The meetings were photo ops of Republican unity after the divisive election season when Ryan and other top leaders criticized Trump's inflammatory rhetoric, including his race-based comments.
At an earlier trip to Capitol Hill, Trump sparred with Republican senators who questioned his policies and positions.
But a detente has begun as Trump begins his transition to the White House and congressional Republicans hope to capitalize on one-party governance to enact policies opposed by Democrats.
Trump has promised on his first day in office to tackle many issues by administration actions, and Republicans appear relieved to outsource legislating on some of the president-elect's most controversial proposals to the White House — bypassing the need for tough votes.

Before they were all smiles in the Oval Office, Obama and Trump had mostly insults for each other

 (Pablo Martinez Monsivais / Associated Press)
(Pablo Martinez Monsivais / Associated Press)
A disaster. Unfit to lead. The founder of a terrorist group.
As President Obama and President-elect Donald Trump sat in the Oval Office on Thursday, lauding each other and vowing to work together, they brushed aside such polarizing rhetoric, which both frequently employed on the campaign trail.
Here are some of the highlights — or lowlights — of the insults they hurled at each other:
"The Republican nominee is unfit to serve as president. ... He's woefully unprepared to do this job." 
— Obama in the East Room of the White House in August after Trump publicly battled with a Muslim Gold Star father, Khizr Khan, whose son, Humayun, an Army captain, was killed by a car bomb in Iraq in 2004.
"President Obama has been the most ignorant president in our history." 
— Trump in July, an assertion he would repeat on the campaign trail to raucous crowds.
"If somebody can’t handle a Twitter account, they can’t handle the nuclear codes."
— Obama, in what was a critical component of his closing argument for Hillary Clinton. At a rally in Florida over the weekend, the president hammered home the notion that Trump is temperamentally unfit to be president.
"He’s the founder of ISIS."
— Trump on Obama in August. He blamed Obama and Clinton for emboldening the Islamic State through failed policies in Iraq and Afghanistan.
"If you start whining before the game’s even over ... then you don’t have what it takes to be in this job." 
— Obama in the Rose Garden last month as Trump began saying the election would be rigged.
"He has been a disaster." 
— One of Trump's frequent insults of Obama. Still, when talking to the press Thursday in the Oval Office, Trump said he had "great" respect for the outgoing president.

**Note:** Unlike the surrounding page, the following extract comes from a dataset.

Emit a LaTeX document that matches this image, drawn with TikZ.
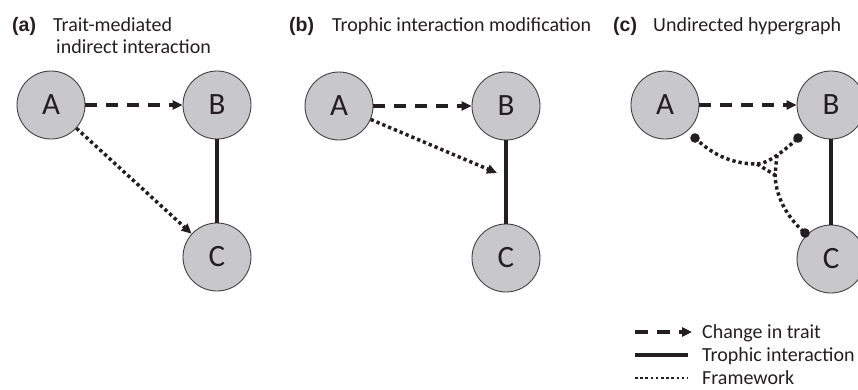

Giuliani suggests that Trump could build a border wall without getting approval from Congress

The GOP Senate leader, Sen. Mitch McConnell, has said there's much that President-elect Donald Trump can do without Congress.
Turns out Trump's promise to build a wall along the border with Mexico may be one such act.
Trump advisor Rudolph W. Giuliani said Thursday that the Trump administration could begin building the wall with executive action, rearranging money already approved by Congress for other aspects of immigration enforcement.
"He can do it by executive order by just reprogramming money," Giuliani told CNN.
Congress, he said, has already approved a wall "to certain portions of the border that hasn't even been built yet.  So you could take a year building that out with what has been approved.”
President Obama's use of executive power, including immigration actions that temporarily shield law-abiding immigrants from deportation, roiled Congress as an overreach. Some Republicans sued to stop him.
Now, however, Trump's use of executive authority to accomplish his goals may come as a welcome relief for Republicans. Outsourcing the work to the White House would relieve Congress of taking tough votes on controversial issues that lawmakers might rather avoid.